§ Written problem: Omit every picture, and retype the lines that run from the beginning of the data below through the line containing "from matplotlib.ticker import", inclusive.

────────────────

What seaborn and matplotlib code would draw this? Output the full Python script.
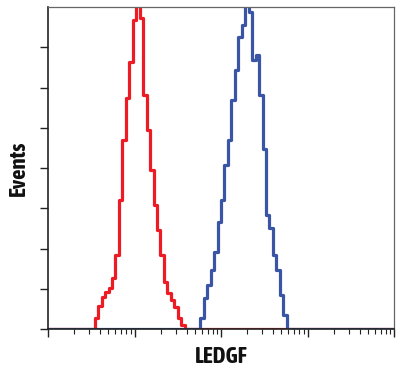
import numpy as np
import pandas as pd
import matplotlib
matplotlib.use("Agg")
import matplotlib.pyplot as plt
from matplotlib import font_manager
import seaborn as sns
from matplotlib.ticker import LogLocator, NullFormatter

# histogram data, x in decades (log10), bin width 0.04 decades
bin_width = 0.04
red_start = 0.54
red_counts = [0.27, 0.57, 0.80, 0.93, 1.02, 1.27, 1.84, 3.20, 4.70, 5.74,
              6.63, 7.67, 8.05, 7.73, 5.81, 4.94, 3.95, 3.08, 2.46, 1.84,
              1.17, 0.89, 0.72, 0.55, 0.27, 0.10]
blue_start = 1.76
blue_counts = [0.27, 0.77, 1.09, 1.47, 1.91, 2.66, 3.20, 4.07, 4.70, 5.69,
               6.43, 7.26, 7.55, 8.05, 7.88, 6.68, 6.81, 5.81, 4.47, 2.83,
               2.51, 1.84, 1.47, 0.84, 0.35]
x_decades = (0, 4)
y_max = 8
x_label = "LEDGF"
y_label = "Events"


def step_frame(start, counts):
    edges = start + bin_width * np.arange(len(counts) + 1)
    x = np.concatenate([[x_decades[0]], edges, [x_decades[1]]])
    y = np.concatenate([[0], counts, [0, 0]])
    return pd.DataFrame({"x": 10.0 ** x, "y": y})


red_df = step_frame(red_start, red_counts)
blue_df = step_frame(blue_start, blue_counts)

# look for a condensed bold face, like the original label font
narrow = None
for f in font_manager.fontManager.ttflist:
    name = f.name.lower()
    if ("narrow" in name or "condensed" in name) and f.weight in ("bold", 700):
        narrow = f
        break
if narrow is None:
    for f in font_manager.fontManager.ttflist:
        if f.stretch in ("condensed", "semi-condensed", 400, 300) and f.weight in ("bold", 700):
            narrow = f
            break

sns.set_style("white")
fig = plt.figure(figsize=(4.01, 3.70), dpi=100)
ax = fig.add_axes([48 / 401, 41 / 370, 346 / 401, 322 / 370])
ax.set_xscale("log")

sns.lineplot(data=red_df, x="x", y="y", ax=ax, color="#ED1C24", lw=2.3,
             drawstyle="steps-post", estimator=None, sort=False)
sns.lineplot(data=blue_df, x="x", y="y", ax=ax, color="#3A55A6", lw=2.3,
             drawstyle="steps-post", estimator=None, sort=False)

ax.set_xlim(10 ** x_decades[0], 10 ** x_decades[1])
ax.set_ylim(0, y_max)

ax.xaxis.set_major_locator(LogLocator(base=10, numticks=10))
ax.xaxis.set_minor_locator(LogLocator(base=10, subs=np.arange(2, 10), numticks=50))
ax.xaxis.set_major_formatter(NullFormatter())
ax.xaxis.set_minor_formatter(NullFormatter())
ax.set_yticks(range(0, y_max))
ax.set_yticklabels([])

ax.tick_params(axis="both", which="major", direction="out", length=6, width=1,
               color="#222222", bottom=True, left=True)
ax.tick_params(axis="x", which="minor", direction="out", length=3.5, width=0.8,
               color="#222222", bottom=True)

for side in ["left", "bottom"]:
    ax.spines[side].set_color("#222222")
    ax.spines[side].set_linewidth(1.2)
for side in ["top", "right"]:
    ax.spines[side].set_color("#666666")
    ax.spines[side].set_linewidth(0.9)

if narrow is not None:
    font = dict(fontproperties=font_manager.FontProperties(fname=narrow.fname, size=16.5),
                color="#111111")
else:
    font = dict(family=["Liberation Sans", "DejaVu Sans"], weight="bold",
                size=12.5, color="#111111")
ax.set_xlabel(x_label, **font)
ax.set_ylabel(y_label, **font)
ax.xaxis.set_label_coords(0.5, -0.052)
ax.yaxis.set_label_coords(-0.052, 0.5)

fig.savefig("out.png", dpi=100)
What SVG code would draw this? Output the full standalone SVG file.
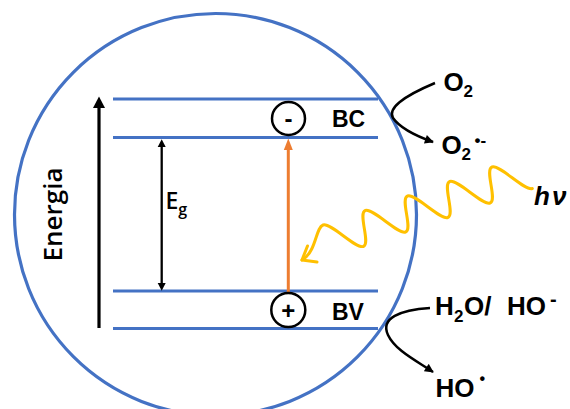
<svg xmlns="http://www.w3.org/2000/svg" width="570" height="409" viewBox="0 0 570 409">
  <style>
    .band { stroke: #4472C4; stroke-width: 3; fill: none; }
    .blk { stroke: #000; fill: none; }
    .lbl { font-family: "Liberation Sans", Arial, sans-serif; font-weight: bold; fill: #000; }
    .semi { font-family: "Open Sans", "Liberation Sans", sans-serif; font-weight: 600; fill: #000; }
  </style>
  <defs>
    <marker id="ah" viewBox="0 0 10 10" refX="9" refY="5" markerUnits="userSpaceOnUse" markerWidth="10" markerHeight="9" orient="auto">
      <path d="M0,0 L10,5 L0,10 Z" fill="#000"/>
    </marker>
  </defs>
  <rect width="570" height="409" fill="#fff"/>

  <g id="particle">
    <circle cx="215.5" cy="214.5" r="201" fill="none" stroke="#4472C4" stroke-width="3.2"/>
  </g>

  <g id="bands">
    <line class="band" x1="113" y1="99" x2="378" y2="99"/>
    <line class="band" x1="113" y1="137.5" x2="378" y2="137.5"/>
    <line class="band" x1="113" y1="291" x2="378" y2="291"/>
    <line class="band" x1="113" y1="328.5" x2="378" y2="328.5"/>
  </g>

  <g id="connectors">
    <!-- Energia axis -->
    <line class="blk" x1="99" y1="328" x2="99" y2="106" stroke-width="3.2"/>
    <path d="M99,96.5 L93,108 L105,108 Z" fill="#000"/>
    <!-- Eg double arrow -->
    <line class="blk" x1="161.7" y1="146" x2="161.7" y2="283" stroke-width="2.3"/>
    <path d="M161.7,139.3 L157.7,147 L165.7,147 Z" fill="#000"/>
    <path d="M161.7,290.7 L157.7,283 L165.7,283 Z" fill="#000"/>
    <!-- excitation arrow -->
    <line x1="288.3" y1="293" x2="288.3" y2="148" stroke="#ED7D31" stroke-width="3"/>
    <path d="M288.3,138.5 L283.8,150 L292.8,150 Z" fill="#ED7D31"/>
    <!-- O2 reduction -->
    <path class="blk" stroke-width="2.5" d="M435,83 Q385,104 393,118 Q402,131 433,142" marker-end="url(#ah)"/>
    <!-- H2O oxidation -->
    <path class="blk" stroke-width="2.5" d="M430,308 C400,310 380,318 388,335 C395,350 415,360 433,372" marker-end="url(#ah)"/>
    <!-- photon -->
    <path fill="none" stroke="#FFC000" stroke-width="3" stroke-linecap="round" vector-effect="non-scaling-stroke"
      transform="matrix(-0.945 0.324 0.554 0.833 501.6 181.4)"
      d="M-22.35,17.25 C-14.25,17.25 -8.1,-17.25 0,-17.25 S14.25,17.25 22.35,17.25 S36.6,-17.25 44.7,-17.25 S58.95,17.25 67.05,17.25 S81.3,-17.25 89.4,-17.25 S103.65,17.25 111.75,17.25 S126,-17.25 134.1,-17.25 S148.35,17.25 156.45,17.25 S170.7,-17.25 178.8,-17.25 C186.9,-17.25 200,7 217,9.9"/>
    <polyline points="307.5,246 302,260 317,262" fill="none" stroke="#FFC000" stroke-width="3" stroke-linecap="round" stroke-linejoin="round"/>
  </g>

  <g id="electron">
    <circle cx="288.5" cy="118.5" r="16.5" fill="#fff" stroke="#000" stroke-width="2.5"/>
    <text class="lbl" x="288.5" y="126.5" font-size="24" text-anchor="middle">-</text>
  </g>
  <g id="hole">
    <circle cx="288.3" cy="310" r="17" fill="#fff" stroke="#000" stroke-width="2.5"/>
    <text class="lbl" x="288.3" y="319" font-size="24" text-anchor="middle">+</text>
  </g>

  <g id="label-energia">
    <text class="semi" font-size="26" text-anchor="middle" transform="translate(62,214.5) rotate(-90)">Energia</text>
  </g>
  <g id="label-eg">
    <text class="semi" x="165.5" y="209" font-size="23">E<tspan font-size="16" dy="6">g</tspan></text>
  </g>
  <g id="label-bc">
    <text class="lbl" x="332" y="127.3" font-size="23">BC</text>
  </g>
  <g id="label-bv">
    <text class="lbl" x="332" y="320" font-size="23">BV</text>
  </g>

  <g id="label-o2">
    <text class="lbl" font-size="26"><tspan x="443.5" y="90.5">O</tspan><tspan x="463.5" y="97" font-size="17">2</tspan></text>
  </g>
  <g id="label-o2rad">
    <text class="lbl" font-size="26"><tspan x="441.5" y="153.5">O</tspan><tspan x="461.5" y="160" font-size="17">2</tspan><tspan x="474.5" y="145.5" font-size="17">•-</tspan></text>
  </g>
  <g id="label-h2o">
    <text class="lbl" font-size="26"><tspan x="435" y="315">H</tspan><tspan x="454" y="322" font-size="17">2</tspan><tspan x="464" y="315">O/</tspan><tspan x="507" y="315">HO</tspan><tspan x="550" y="306" font-size="20">-</tspan></text>
  </g>
  <g id="label-ho">
    <text class="lbl" font-size="26"><tspan x="435.5" y="397">HO</tspan><tspan x="479.5" y="384" font-size="16">•</tspan></text>
  </g>
  <g id="label-hv">
    <text class="lbl" font-size="26" font-style="italic"><tspan x="534" y="205">h</tspan><tspan x="552" y="205">ν</tspan></text>
  </g>
</svg>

────────────────

§ Written answer:
What seaborn and matplotlib code would draw this? Output the full Python script.
import numpy as np
import pandas as pd
import matplotlib
matplotlib.use("Agg")
import matplotlib.pyplot as plt
from matplotlib import font_manager
import seaborn as sns
from matplotlib.ticker import LogLocator, NullFormatter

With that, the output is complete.